● **Problem description**
Can you transcribe the data exactly? Leave the pictures out.

----------

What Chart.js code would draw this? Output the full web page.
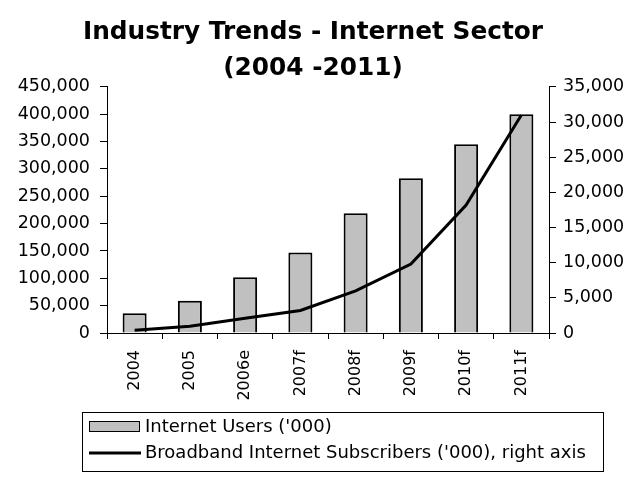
<!DOCTYPE html>
<html>
<head>
<meta charset="utf-8">
<script src="https://cdn.jsdelivr.net/npm/chart.js@4.4.0/dist/chart.umd.min.js"></script>
<style>
  html, body { margin: 0; padding: 0; background: #ffffff; }
  #wrap { width: 626px; height: 477px; position: relative; }
  canvas { display: block; }
</style>
</head>
<body>
<div id="wrap"><canvas id="c" width="626" height="477"></canvas></div>
<script>
// ---- data ----
const categories = ['2004', '2005', '2006e', '2007f', '2008f', '2009f', '2010f', '2011f'];
const internetUsers = [36000, 59000, 102000, 147000, 219000, 283000, 345000, 400000];
const broadbandSubscribers = [400, 950, 2100, 3200, 6000, 9800, 18200, 31000];
const seriesLabels = ["Internet Users ('000)", "Broadband Internet Subscribers ('000), right axis"];
const titleLines = ['Industry Trends - Internet Sector', '(2004 -2011)'];
const leftAxisRange = [0, 450000, 50000];
const rightAxisRange = [0, 35000, 5000];

const FONT = "'DejaVu Sans', 'Liberation Sans', Arial, sans-serif";
const fmt = v => Number(v).toLocaleString('en-US');

// legend drawn in a framed box under the axis labels
const framedLegend = {
  id: 'framedLegend',
  afterDraw(chart) {
    const ctx = chart.ctx;
    const ds = chart.data.datasets;
    ctx.save();
    ctx.strokeStyle = '#000';
    ctx.lineWidth = 1;
    ctx.strokeRect(82.5, 412.5, 521, 59);
    ctx.font = "18px " + FONT;
    ctx.textBaseline = 'middle';
    ctx.textAlign = 'left';
    // bar entry
    ctx.fillStyle = ds[0].backgroundColor;
    ctx.fillRect(89, 421, 50, 11);
    ctx.strokeRect(89.5, 421.5, 50, 10);
    ctx.fillStyle = '#000';
    ctx.fillText(ds[0].label, 145, 427);
    // line entry
    ctx.beginPath();
    ctx.lineWidth = ds[1].borderWidth;
    ctx.strokeStyle = ds[1].borderColor;
    ctx.moveTo(89, 453);
    ctx.lineTo(141, 453);
    ctx.stroke();
    ctx.fillStyle = '#000';
    ctx.fillText(ds[1].label, 145, 453);
    ctx.restore();
  }
};

new Chart(document.getElementById('c'), {
  type: 'bar',
  data: {
    labels: categories,
    datasets: [
      {
        type: 'bar',
        label: seriesLabels[0],
        data: internetUsers,
        yAxisID: 'y',
        backgroundColor: '#c0c0c0',
        borderColor: '#000000',
        borderWidth: 2,
        barPercentage: 0.435,
        categoryPercentage: 1.0,
        order: 2
      },
      {
        type: 'line',
        label: seriesLabels[1],
        data: broadbandSubscribers,
        yAxisID: 'y1',
        borderColor: '#000000',
        backgroundColor: '#000000',
        borderWidth: 3,
        pointRadius: 0,
        tension: 0,
        fill: false,
        order: 1
      }
    ]
  },
  options: {
    responsive: false,
    animation: false,
    devicePixelRatio: 1,
    layout: { padding: 0 },
    plugins: {
      legend: { display: false },
      tooltip: { enabled: false },
      title: {
        display: true,
        text: titleLines,
        color: '#000',
        font: { family: FONT, weight: 'bold', size: 24.8, lineHeight: 1.47 },
        padding: { top: 14, bottom: 0 }
      }
    },
    scales: {
      x: {
        offset: true,
        grid: { offset: true, drawOnChartArea: false, drawTicks: true, tickLength: 6, color: '#000', lineWidth: 1 },
        border: { display: true, color: '#000', width: 1 },
        ticks: {
          minRotation: 90, maxRotation: 90, autoSkip: false, padding: 11,
          color: '#000', font: { family: FONT, size: 16 }
        },
        afterFit(s) { s.height = 144; }
      },
      y: {
        position: 'left',
        min: leftAxisRange[0], max: leftAxisRange[1],
        grid: { drawOnChartArea: false, drawTicks: true, tickLength: 7, color: '#000' },
        border: { display: true, color: '#000', width: 1 },
        ticks: {
          stepSize: leftAxisRange[2], padding: 10, color: '#000',
          font: { family: FONT, size: 17.5 },
          callback: v => fmt(v)
        },
        afterFit(s) { s.width = 107; }
      },
      y1: {
        position: 'right',
        min: rightAxisRange[0], max: rightAxisRange[1],
        grid: { drawOnChartArea: false, drawTicks: true, tickLength: 7, color: '#000' },
        border: { display: true, color: '#000', width: 1 },
        ticks: {
          stepSize: rightAxisRange[2], padding: 7, color: '#000',
          font: { family: FONT, size: 17.5 },
          callback: v => fmt(v)
        },
        afterFit(s) { s.width = 77; }
      }
    }
  },
  plugins: [framedLegend]
});
</script>
</body>
</html>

----------

● **Solved problem**
What Chart.js code would draw this? Output the full web page.
<!DOCTYPE html>
<html>
<head>
<meta charset="utf-8">
<script src="https://cdn.jsdelivr.net/npm/chart.js@4.4.0/dist/chart.umd.min.js"></script>
<style>
  html, body { margin: 0; padding: 0; background: #ffffff; }
  #wrap { width: 626px; height: 477px; position: relative; }
  canvas { display: block; }
</style>
</head>
<body>
<div id="wrap"><canvas id="c" width="626" height="477"></canvas></div>
<script>
// ---- data ----
const categories = ['2004', '2005', '2006e', '2007f', '2008f', '2009f', '2010f', '2011f'];
const internetUsers = [36000, 59000, 102000, 147000, 219000, 283000, 345000, 400000];
const broadbandSubscribers = [400, 950, 2100, 3200, 6000, 9800, 18200, 31000];
const seriesLabels = ["Internet Users ('000)", "Broadband Internet Subscribers ('000), right axis"];
const titleLines = ['Industry Trends - Internet Sector', '(2004 -2011)'];
const leftAxisRange = [0, 450000, 50000];
const rightAxisRange = [0, 35000, 5000];

const FONT = "'DejaVu Sans', 'Liberation Sans', Arial, sans-serif";
const fmt = v => Number(v).toLocaleString('en-US');

// legend drawn in a framed box under the axis labels
const framedLegend = {
  id: 'framedLegend',
  afterDraw(chart) {
    const ctx = chart.ctx;
    const ds = chart.data.datasets;
    ctx.save();
    ctx.strokeStyle = '#000';
    ctx.lineWidth = 1;
    ctx.strokeRect(82.5, 412.5, 521, 59);
    ctx.font = "18px " + FONT;
    ctx.textBaseline = 'middle';
    ctx.textAlign = 'left';
    // bar entry
    ctx.fillStyle = ds[0].backgroundColor;
    ctx.fillRect(89, 421, 50, 11);
    ctx.strokeRect(89.5, 421.5, 50, 10);
    ctx.fillStyle = '#000';
    ctx.fillText(ds[0].label, 145, 427);
    // line entry
    ctx.beginPath();
    ctx.lineWidth = ds[1].borderWidth;
    ctx.strokeStyle = ds[1].borderColor;
    ctx.moveTo(89, 453);
    ctx.lineTo(141, 453);
    ctx.stroke();
    ctx.fillStyle = '#000';
    ctx.fillText(ds[1].label, 145, 453);
    ctx.restore();
  }
};

new Chart(document.getElementById('c'), {
  type: 'bar',
  data: {
    labels: categories,
    datasets: [
      {
        type: 'bar',
        label: seriesLabels[0],
        data: internetUsers,
        yAxisID: 'y',
        backgroundColor: '#c0c0c0',
        borderColor: '#000000',
        borderWidth: 2,
        barPercentage: 0.435,
        categoryPercentage: 1.0,
        order: 2
      },
      {
        type: 'line',
        label: seriesLabels[1],
        data: broadbandSubscribers,
        yAxisID: 'y1',
        borderColor: '#000000',
        backgroundColor: '#000000',
        borderWidth: 3,
        pointRadius: 0,
        tension: 0,
        fill: false,
        order: 1
      }
    ]
  },
  options: {
    responsive: false,
    animation: false,
    devicePixelRatio: 1,
    layout: { padding: 0 },
    plugins: {
      legend: { display: false },
      tooltip: { enabled: false },
      title: {
        display: true,
        text: titleLines,
        color: '#000',
        font: { family: FONT, weight: 'bold', size: 24.8, lineHeight: 1.47 },
        padding: { top: 14, bottom: 0 }
      }
    },
    scales: {
      x: {
        offset: true,
        grid: { offset: true, drawOnChartArea: false, drawTicks: true, tickLength: 6, color: '#000', lineWidth: 1 },
        border: { display: true, color: '#000', width: 1 },
        ticks: {
          minRotation: 90, maxRotation: 90, autoSkip: false, padding: 11,
          color: '#000', font: { family: FONT, size: 16 }
        },
        afterFit(s) { s.height = 144; }
      },
      y: {
        position: 'left',
        min: leftAxisRange[0], max: leftAxisRange[1],
        grid: { drawOnChartArea: false, drawTicks: true, tickLength: 7, color: '#000' },
        border: { display: true, color: '#000', width: 1 },
        ticks: {
          stepSize: leftAxisRange[2], padding: 10, color: '#000',
          font: { family: FONT, size: 17.5 },
          callback: v => fmt(v)
        },
        afterFit(s) { s.width = 107; }
      },
      y1: {
        position: 'right',
        min: rightAxisRange[0], max: rightAxisRange[1],
        grid: { drawOnChartArea: false, drawTicks: true, tickLength: 7, color: '#000' },
        border: { display: true, color: '#000', width: 1 },
        ticks: {
          stepSize: rightAxisRange[2], padding: 7, color: '#000',
          font: { family: FONT, size: 17.5 },
          callback: v => fmt(v)
        },
        afterFit(s) { s.width = 77; }
      }
    }
  },
  plugins: [framedLegend]
});
</script>
</body>
</html>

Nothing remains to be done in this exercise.